WAI-ARIA: another W3C failure?

ARIA (Accessible Rich Internet Applications) is a WAI initiative promoted by the W3C to make rich internet applications accessible to assistive technologies. I'm actually quite a fan of this initiative, but I'm also aware of the fact that maybe we're facing another W3C failure. I'll try to make myself clear. The sad truth about these initiative is that the actual actors of this drama are not on the stage together. The actors of the W3C play are both user-agent vendors and assistive technologies vendors. So far so good.

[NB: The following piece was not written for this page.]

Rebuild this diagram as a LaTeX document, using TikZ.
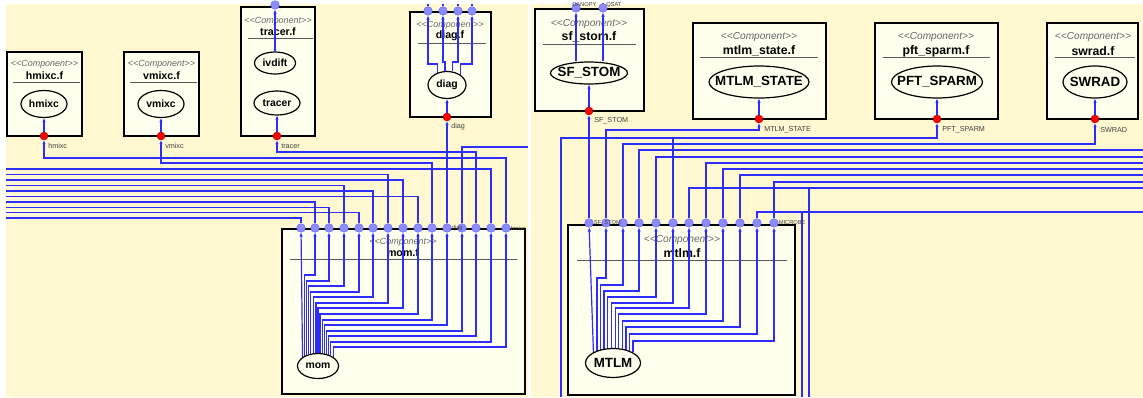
\documentclass[tikz,border=0pt]{standalone}
\usepackage{fontspec}
\setmainfont{Liberation Sans}
\usetikzlibrary{positioning,shapes.geometric,arrows.meta,fit}

\definecolor{bgcream}{RGB}{255,248,208}
\definecolor{boxfill}{RGB}{255,255,238}
\definecolor{wireblue}{RGB}{45,45,255}
\definecolor{portfill}{RGB}{140,140,255}

\pgfdeclarelayer{boxes}
\pgfdeclarelayer{wires}
\pgfsetlayers{boxes,wires,main}

\tikzset{
  compbox/.style={draw=black, line width=2.2pt, fill=boxfill, inner sep=0pt},
  stereo/.style={font=\fontsize{6.7}{7}\selectfont\itshape, text=black!60, inner sep=0pt},
  rstereo/.style={stereo, font=\fontsize{7.6}{8}\selectfont\itshape},
  ctitle/.style={font=\fontsize{8}{9}\selectfont\bfseries, inner sep=0pt},
  rtitle/.style={ctitle, font=\fontsize{9.2}{10}\selectfont\bfseries},
  sepline/.style={draw=black!65, line width=0.6pt},
  func/.style={ellipse, draw=black, line width=0.9pt, fill=boxfill, inner sep=0pt},
  ftext/.style={font=\fontsize{7.8}{8}\selectfont\bfseries, inner sep=0pt},
  rftext/.style={font=\fontsize{10}{11}\selectfont\bfseries, inner sep=0pt},
  rport/.style={circle, fill=red, draw=red!60!black, line width=0.3pt, minimum size=6pt, inner sep=0pt},
  iport/.style={circle, fill=portfill, draw=portfill!70!blue, line width=0.3pt, minimum size=6.5pt, inner sep=0pt},
  plabel/.style={font=\fontsize{5.4}{6}\selectfont, text=black!75, inner sep=0pt, anchor=west},
  tlabel/.style={font=\fontsize{4.3}{5}\selectfont, text=black!75, inner sep=0pt, anchor=west},
  link/.style={draw=wireblue, line width=0.9pt, -{Latex[length=3pt,width=2.6pt]}},
  wire/.style={draw=wireblue, line width=0.9pt},
}

\begin{document}
\begin{tikzpicture}[x=0.75pt,y=-0.75pt]
\useasboundingbox (0,0) rectangle (1143,397);

\begin{pgfonlayer}{boxes}
\fill[white] (0,0) rectangle (1143,397);
\fill[bgcream] (6,4) rectangle (528,397);
\fill[bgcream] (531,4) rectangle (1143,397);

% left panel
\node[compbox, fit={(7,52) (82,136)}] (hmixcf) {};
\node[stereo] (hmixcst) at (44.5,64) {<{}<Component>{}>};
\node[ctitle] (hmixctt) at (44.5,76) {hmixc.f};
\draw[sepline] (13,82) -- (80,82);

\node[compbox, fit={(124,52) (199,136)}] (vmixcf) {};
\node[stereo] (vmixcst) at (161.5,64) {<{}<Component>{}>};
\node[ctitle] (vmixctt) at (161.5,76) {vmixc.f};
\draw[sepline] (130,82) -- (197,82);

\node[compbox, fit={(241,7) (315,136)}] (tracerf) {};
\node[stereo] (tracerst) at (278,21) {<{}<Component>{}>};
\node[ctitle] (tracertt) at (278,32) {tracer.f};
\draw[sepline] (248,38) -- (313,38);

\node[compbox, fit={(410,12) (491,117)}] (diagf) {};
\node[stereo] (diagst) at (450,25) {<{}<Component>{}>};
\node[ctitle] (diagtt) at (450,36) {diag.f};
\draw[sepline] (418,43) -- (486,43);

\node[compbox, fit={(282,229) (525,394)}] (momf) {};
\node[stereo] (momst) at (403,242) {<{}<Component>{}>};
\node[ctitle] (momtt) at (403,253) {mom.f};
\draw[sepline] (290,259) -- (517,259);

% right panel
\node[compbox, fit={(535,9) (644,111)}] (sfstomf) {};
\node[rstereo] (sfstomst) at (589,24) {<{}<Component>{}>};
\node[rtitle] (sfstomtt) at (589,37) {sf\_stom.f};
\draw[sepline] (543,44) -- (636,44);

\node[compbox, fit={(693,23) (826,119)}] (mtlmstatef) {};
\node[rstereo] (mtlmstatest) at (759,37) {<{}<Component>{}>};
\node[rtitle] (mtlmstatett) at (759,51) {mtlm\_state.f};
\draw[sepline] (700,57) -- (818,57);

\node[compbox, fit={(875,23) (998,119)}] (pftsparmf) {};
\node[rstereo] (pftsparmst) at (936,37) {<{}<Component>{}>};
\node[rtitle] (pftsparmtt) at (936,51) {pft\_sparm.f};
\draw[sepline] (883,57) -- (990,57);

\node[compbox, fit={(1047,23) (1138,119)}] (swradf) {};
\node[rstereo] (swradst) at (1093,37) {<{}<Component>{}>};
\node[rtitle] (swradtt) at (1093,51) {swrad.f};
\draw[sepline] (1055,57) -- (1135,57);

\node[compbox, fit={(568,225) (795,395)}] (mtlmf) {};
\node[rstereo] (mtlmst) at (682,240) {<{}<Component>{}>};
\node[rtitle] (mtlmtt) at (682,253) {mtlm.f};
\draw[sepline] (577,260) -- (787,260);
\end{pgfonlayer}

% functions
\node[func, minimum width=34.5pt, minimum height=20.25pt, label={[ftext]center:hmixc}] (hmixc) at (44,104) {};
\node[func, minimum width=34.5pt, minimum height=20.25pt, label={[ftext]center:vmixc}] (vmixc) at (161,104) {};
\node[func, minimum width=30.75pt, minimum height=16.5pt, label={[ftext]center:ivdift}] (ivdift) at (275,63) {};
\node[func, minimum width=34.5pt, minimum height=18pt, label={[ftext]center:tracer}] (tracer) at (277,103) {};
\node[func, minimum width=28.5pt, minimum height=20.25pt, label={[ftext]center:diag}] (diag) at (447,85) {};
\node[func, minimum width=30.75pt, minimum height=18.75pt, label={[ftext]center:mom}] (mom) at (318,366) {};

\node[func, minimum width=57.75pt, minimum height=16.5pt, label={[rftext]center:SF\_STOM}] (sfstom) at (589,73) {};
\node[func, minimum width=75pt, minimum height=24pt, label={[rftext]center:MTLM\_STATE}] (mtlmstate) at (759,82) {};
\node[func, minimum width=68.25pt, minimum height=24pt, label={[rftext]center:PFT\_SPARM}] (pftsparm) at (937,82) {};
\node[func, minimum width=48pt, minimum height=24pt, label={[rftext]center:SWRAD}] (swrad) at (1095,82) {};
\node[func, minimum width=41.25pt, minimum height=21.75pt, label={[rftext]center:MTLM}] (mtlm) at (613,363) {};

% provided ports
\node[rport] (phmixc) at (44,136) {};
\node[rport] (pvmixc) at (161,136) {};
\node[rport] (ptracer) at (277,136) {};
\node[rport] (pdiag) at (447,117) {};
\node[rport] (psfstom) at (589,111) {};
\node[rport] (pmtlmstate) at (759,119) {};
\node[rport] (ppftsparm) at (937,119) {};
\node[rport] (pswrad) at (1095,119) {};
\node[plabel] (lhmixc) at (48,146) {hmixc};
\node[plabel] (lvmixc) at (165,146) {vmixc};
\node[plabel] (ltracer) at (281,146) {tracer};
\node[plabel] (ldiag) at (451,127) {diag};
\node[plabel] (lsfstom) at (594,121) {SF\_STOM};
\node[plabel] (lmtlmstate) at (764,130) {MTLM\_STATE};
\node[plabel] (lpftsparm) at (942,130) {PFT\_SPARM};
\node[plabel] (lswrad) at (1100,130) {SWRAD};

% required ports
\node[iport] (tp0) at (275,5) {};
\foreach \i/\x in {1/428,2/443,3/458,4/472}
  \node[iport] (dp\i) at (\x,11) {};
\foreach \i/\x in {1/301,2/315,3/329,4/344,5/359,6/373,7/388,8/403,9/418,10/432,11/447,12/462,13/476,14/491,15/506}
  \node[iport] (mp\i) at (\x,228) {};
\node[iport] (sp1) at (576,8) {};
\node[iport] (sp2) at (603,8) {};
\foreach \i/\x in {1/589,2/606,3/623,4/639,5/656,6/673,7/689,8/706,9/723,10/740,11/757,12/774}
  \node[iport] (qp\i) at (\x,223) {};

\node[tlabel] (lmp11) at (mp11.east) {diag};
\node[tlabel] (lmp15) at (mp15.east) {hmixc};
\node[tlabel] (lsp1) at (572,5) {CANOPY};
\node[tlabel] (lsp2) at (606,5) {QSAT};
\node[tlabel] (lqp1) at (qp1.east) {SF\_STOM};
\node[tlabel] (lqp12) at (qp12.east) {MICROBE};

\begin{pgfonlayer}{wires}
% ports into their functions
\draw[link] (phmixc) -- (hmixc);
\draw[link] (pvmixc) -- (vmixc);
\draw[link] (ptracer) -- (tracer);
\draw[link] (pdiag) -- (diag);
\draw[link] (psfstom) -- (sfstom);
\draw[link] (pmtlmstate) -- (mtlmstate);
\draw[link] (ppftsparm) -- (pftsparm);
\draw[link] (pswrad) -- (swrad);

% calls out of ivdift and diag
\draw[link] (ivdift) -- (tp0);
\draw[link] (diag.127) |- (428,64) -- (dp1);
\draw[link] (diag.98) |- (443,62) -- (dp2);
\draw[link] (diag.69) |- (458,62) -- (dp3);
\draw[link] (diag.37) |- (472,64) -- (dp4);
\foreach \i/\x in {1/428,2/443,3/458,4/472} {
  \coordinate (dtop\i) at (\x,4);
  \draw[wire] (dp\i) -- (dtop\i);
}

% calls out of mom
\draw[link] (mom.150) -- (mp1);
\foreach \i/\x/\a/\lv in {2/315/143/275,3/329/136/281,4/344/129/286,5/359/121/292,6/373/110/297,7/388/99/303,8/403/90/308,9/418/81/314,10/432/72/320,11/447/63/325,12/462/55/331,13/476/48/336,14/491/40/342,15/506/30/347}
  \draw[link] (mom.\a) |- (\x,\lv) -- (mp\i);

\draw[link] (mp11) -- (pdiag);
\draw[link] (mp13) |- (277,152) -- (ptracer);
\draw[link] (mp15) |- (44,158) -- (phmixc);
\draw[link] (mp10) |- (161,163) -- (pvmixc);
\coordinate (edge12) at (528,147);
\draw[wire] (mp12) |- (edge12);
\foreach \k/\y/\i in {1/169/14,2/174.5/7,3/180/8,4/185.4/4,5/191/6,6/196.3/9,7/202/2,8/207.3/3,9/212.7/5,10/218/1} {
  \coordinate (lft\k) at (6,\y);
  \draw[wire] (lft\k) -| (mp\i);
}

% calls out of SF_STOM
\draw[link] (sfstom.north -| sp1) -- (sp1);
\draw[link] (sfstom.north -| sp2) -- (sp2);
\coordinate (stop1) at (576,4);
\coordinate (stop2) at (603,4);
\draw[wire] (sp1) -- (stop1);
\draw[wire] (sp2) -- (stop2);

% calls out of MTLM
\draw[link] (mtlm.151) -- (qp1);
\foreach \i/\x/\a/\lv in {2/606/142/278,3/623/133/285,4/639/122/291,5/656/109/297,6/673/96/303,7/689/82/308,8/706/69/314,9/723/57/321,10/740/46/327,11/757/36/334,12/774/28/341}
  \draw[link] (mtlm.\a) |- (\x,\lv) -- (qp\i);

\draw[link] (qp1) -- (psfstom);
\draw[link] (qp2) |- (759,130) -- (pmtlmstate);
\draw[link] (qp3) |- (1095,144) -- (pswrad);
\coordinate (j6) at (673,138);
\draw[link] (qp6) -- (j6) -| (ppftsparm);
\coordinate (bot1) at (561,397);
\draw[wire] (bot1) |- (j6);
\foreach \i/\y in {4/150,5/157,8/163,9/169,10/175,12/182,7/188,11/212} {
  \coordinate (rgt\i) at (1143,\y);
  \draw[wire] (qp\i) |- (rgt\i);
}
\coordinate (j7) at (809,188);
\coordinate (bot7) at (809,397);
\draw[wire] (j7) -- (bot7);
\coordinate (j11) at (802,212);
\coordinate (bot11) at (802,397);
\draw[wire] (j11) -- (bot11);
\end{pgfonlayer}

\end{tikzpicture}
\end{document}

The problem here is that both actors don't communicate to each other. For example, many of you recall the problem of the CSS declaration display: none interpreted by most screen readers as speak: none. This is a bug, of course, but you can't blame or curse screen readers, because their implementors were not involved with the process behind the CSS specifications. None of them! As result, screen readers didn't implement aural style sheets which were later abandoned. So we have two actors on two different stages, as you can see from the following picture taken from the ARIA specs:

WAI-ARIA Scheme

Theoretically speaking, user-agents and assistive technologies should communicate in order to make this model work. Reality is actually different: WAI-ARIA is currently poorly supported by most browsers, not to say ignored by Internet Explorer which is still the most used browser on the web. I think that we're facing a situation similar to the lack of support for application/xhtml+xml which made XHTML 1.1 fall into oblivion (and, consequently, HTML 5 arose from the ashes of XHTML 2). To prevent this from happening, the W3C should put both actors on the same stage by getting them involved with this initiative as much as possible. Otherwise, this would be another W3C failure.